* _Data lines_

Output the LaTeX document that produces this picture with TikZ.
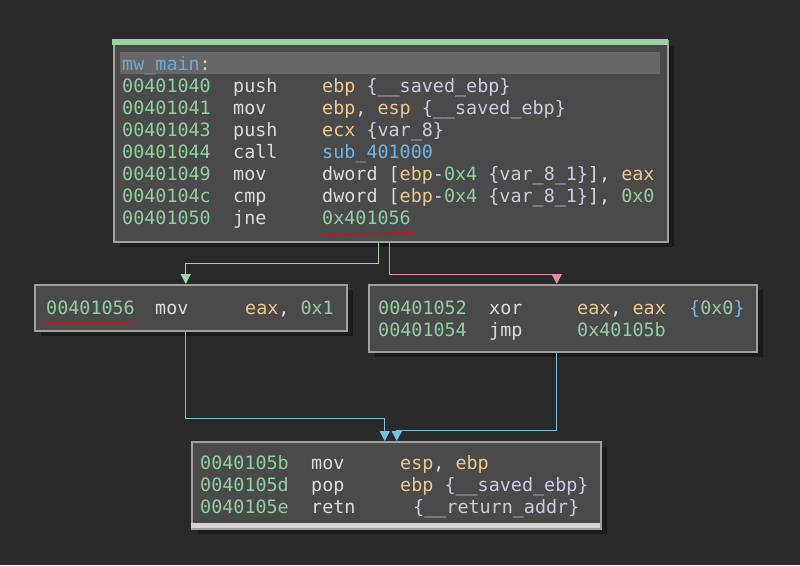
\documentclass[tikz,border=0pt]{standalone}
\usepackage{fontspec}
\setmonofont{DejaVu Sans Mono}
\usetikzlibrary{arrows.meta,shadows}
\definecolor{bgc}{HTML}{2A2A2A}
\definecolor{boxfill}{HTML}{4A4A4A}
\definecolor{boxline}{HTML}{A0A0A0}
\definecolor{shadowc}{HTML}{1B1B1B}
\definecolor{hdr}{HTML}{676767}
\definecolor{addrc}{HTML}{90D0A0}
\definecolor{mnc}{HTML}{DCDCDC}
\definecolor{regc}{HTML}{EEC890}
\definecolor{varc}{HTML}{C8CDE0}
\definecolor{fnc}{HTML}{74B4E4}
\definecolor{lblc}{HTML}{6AA8DC}
\definecolor{tbar}{HTML}{9ED0A8}
\definecolor{bbar}{HTML}{D4D4D4}
\definecolor{edgeg}{HTML}{9ED8A8}
\definecolor{edger}{HTML}{E0909A}
\definecolor{edgeb}{HTML}{78C0E8}
\definecolor{ulc}{HTML}{B81818}
\newcommand\cA[1]{\textcolor{addrc}{#1}}
\newcommand\cR[1]{\textcolor{regc}{#1}}
\newcommand\cV[1]{\textcolor{varc}{#1}}
\newcommand\cF[1]{\textcolor{fnc}{#1}}
\newcommand\cL[1]{\textcolor{lblc}{#1}}
\begin{document}
\begin{tikzpicture}[x=1pt,y=-1pt,
  block/.style={draw=boxline, line width=1.5pt, fill=boxfill, inner sep=0pt,
    anchor=north west,
    general shadow={fill=shadowc, draw=none, shadow xshift=6pt, shadow yshift=-5pt}},
  txt/.style={anchor=base west, inner sep=0pt,
    font=\ttfamily\fontsize{18.4}{22}\selectfont, text=mnc},
  adr/.style={txt, text=addrc},
  flow/.style={line width=1.3pt, -{Triangle[length=10pt,width=10pt]}}]
\fill[bgc] (0,0) rectangle (800,565);

% boxes
\node[block, minimum width=554pt, minimum height=201pt] (top) at (113,40) {};
\node[block, minimum width=312pt, minimum height=46pt] (left) at (34,284) {};
\node[block, minimum width=388pt, minimum height=67pt] (right) at (368,284) {};
\node[block, minimum width=409pt, minimum height=87pt] (bot) at (191,441) {};

% decorations
\fill[tbar] (112.25,39.25) rectangle (667.75,44.5);
\fill[hdr] (120,52) rectangle (660,74);
\fill[bbar] (191,523) rectangle (600,527.5);

% top block text
\node[txt, text=lblc] (lbl) at (122,70) {mw\_main\textcolor{regc}{:}};
\node[adr] (a1) at (122,92) {00401040};
\node[txt] (m1) at (233,92) {push};
\node[txt] (o1) at (322,92) {\cR{ebp} \cV{\{\_\_saved\_ebp\}}};
\node[adr] (a2) at (122,114) {00401041};
\node[txt] (m2) at (233,114) {mov};
\node[txt] (o2) at (322,114) {\cR{ebp}, \cR{esp} \cV{\{\_\_saved\_ebp\}}};
\node[adr] (a3) at (122,136) {00401043};
\node[txt] (m3) at (233,136) {push};
\node[txt] (o3) at (322,136) {\cR{ecx} \cV{\{var\_8\}}};
\node[adr] (a4) at (122,158) {00401044};
\node[txt] (m4) at (233,158) {call};
\node[txt] (o4) at (322,158) {\cF{sub\_401000}};
\node[adr] (a5) at (122,180) {00401049};
\node[txt] (m5) at (233,180) {mov};
\node[txt] (o5) at (322,180) {dword [\cR{ebp}-\cA{0x4} \cV{\{var\_8\_1\}}], \cR{eax}};
\node[adr] (a6) at (122,202) {0040104c};
\node[txt] (m6) at (233,202) {cmp};
\node[txt] (o6) at (322,202) {dword [\cR{ebp}-\cA{0x4} \cV{\{var\_8\_1\}}], \cA{0x0}};
\node[adr] (a7) at (122,224) {00401050};
\node[txt] (m7) at (233,224) {jne};
\node[txt] (o7) at (322,224) {\cA{0x401056}};
\draw[ulc, line width=1.6pt] (322,235) -- (413,232.5);

% left block text
\node[adr] (b1) at (46,314) {00401056};
\node[txt] (n1) at (155,314) {mov};
\node[txt] (p1) at (245,314) {\cR{eax}, \cA{0x1}};
\draw[ulc, line width=1.6pt] (44,322) -- (133,322);

% right block text
\node[adr] (c1) at (378,314) {00401052};
\node[txt] (q1) at (489,314) {xor};
\node[txt] (r1) at (577,314) {\cR{eax}, \cR{eax}};
\node[txt] (s1) at (689,314) {\cF{\{}\cA{0x0}\cF{\}}};
\node[adr] (c2) at (378,336) {00401054};
\node[txt] (q2) at (489,336) {jmp};
\node[txt] (r2) at (577,336) {\cA{0x40105b}};

% bottom block text
\node[adr] (d1) at (200,469) {0040105b};
\node[txt] (e1) at (311,469) {mov};
\node[txt] (f1) at (400,469) {\cR{esp}, \cR{ebp}};
\node[adr] (d2) at (200,491) {0040105d};
\node[txt] (e2) at (311,491) {pop};
\node[txt] (f2) at (400,491) {\cR{ebp} \cV{\{\_\_saved\_ebp\}}};
\node[adr] (d3) at (200,513) {0040105e};
\node[txt] (e3) at (311,513) {retn};
\node[txt] (f3) at (413,513) {\cV{\{\_\_return\_addr\}}};

% edges
\draw[flow, edgeg] ([xshift=-12pt]top.south) -- ++(0,21) -| ([xshift=-5pt]left.north);
\draw[flow, edger] ([xshift=-1pt]top.south) -- ++(0,32) -| ([xshift=-6pt]right.north);
\draw[flow, edgeb] ([xshift=-5pt]left.south) -- ++(0,87) -| ([xshift=-11.5pt]bot.north);
\draw[flow, edgeb] ([xshift=-6pt]right.south) -- ++(0,78) -| ([xshift=0.5pt]bot.north);
\end{tikzpicture}
\end{document}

* _Set problem_
Everything from the first line of the listing above through the line that contains "minimum width=409pt, minimum" is to be restated word for word, minus the pictures.

* _Task result_
Output the LaTeX document that produces this picture with TikZ.
\documentclass[tikz,border=0pt]{standalone}
\usepackage{fontspec}
\setmonofont{DejaVu Sans Mono}
\usetikzlibrary{arrows.meta,shadows}
\definecolor{bgc}{HTML}{2A2A2A}
\definecolor{boxfill}{HTML}{4A4A4A}
\definecolor{boxline}{HTML}{A0A0A0}
\definecolor{shadowc}{HTML}{1B1B1B}
\definecolor{hdr}{HTML}{676767}
\definecolor{addrc}{HTML}{90D0A0}
\definecolor{mnc}{HTML}{DCDCDC}
\definecolor{regc}{HTML}{EEC890}
\definecolor{varc}{HTML}{C8CDE0}
\definecolor{fnc}{HTML}{74B4E4}
\definecolor{lblc}{HTML}{6AA8DC}
\definecolor{tbar}{HTML}{9ED0A8}
\definecolor{bbar}{HTML}{D4D4D4}
\definecolor{edgeg}{HTML}{9ED8A8}
\definecolor{edger}{HTML}{E0909A}
\definecolor{edgeb}{HTML}{78C0E8}
\definecolor{ulc}{HTML}{B81818}
\newcommand\cA[1]{\textcolor{addrc}{#1}}
\newcommand\cR[1]{\textcolor{regc}{#1}}
\newcommand\cV[1]{\textcolor{varc}{#1}}
\newcommand\cF[1]{\textcolor{fnc}{#1}}
\newcommand\cL[1]{\textcolor{lblc}{#1}}
\begin{document}
\begin{tikzpicture}[x=1pt,y=-1pt,
  block/.style={draw=boxline, line width=1.5pt, fill=boxfill, inner sep=0pt,
    anchor=north west,
    general shadow={fill=shadowc, draw=none, shadow xshift=6pt, shadow yshift=-5pt}},
  txt/.style={anchor=base west, inner sep=0pt,
    font=\ttfamily\fontsize{18.4}{22}\selectfont, text=mnc},
  adr/.style={txt, text=addrc},
  flow/.style={line width=1.3pt, -{Triangle[length=10pt,width=10pt]}}]
\fill[bgc] (0,0) rectangle (800,565);

% boxes
\node[block, minimum width=554pt, minimum height=201pt] (top) at (113,40) {};
\node[block, minimum width=312pt, minimum height=46pt] (left) at (34,284) {};
\node[block, minimum width=388pt, minimum height=67pt] (right) at (368,284) {};
\node[block, minimum width=409pt, minimum height=87pt] (bot) at (191,441) {};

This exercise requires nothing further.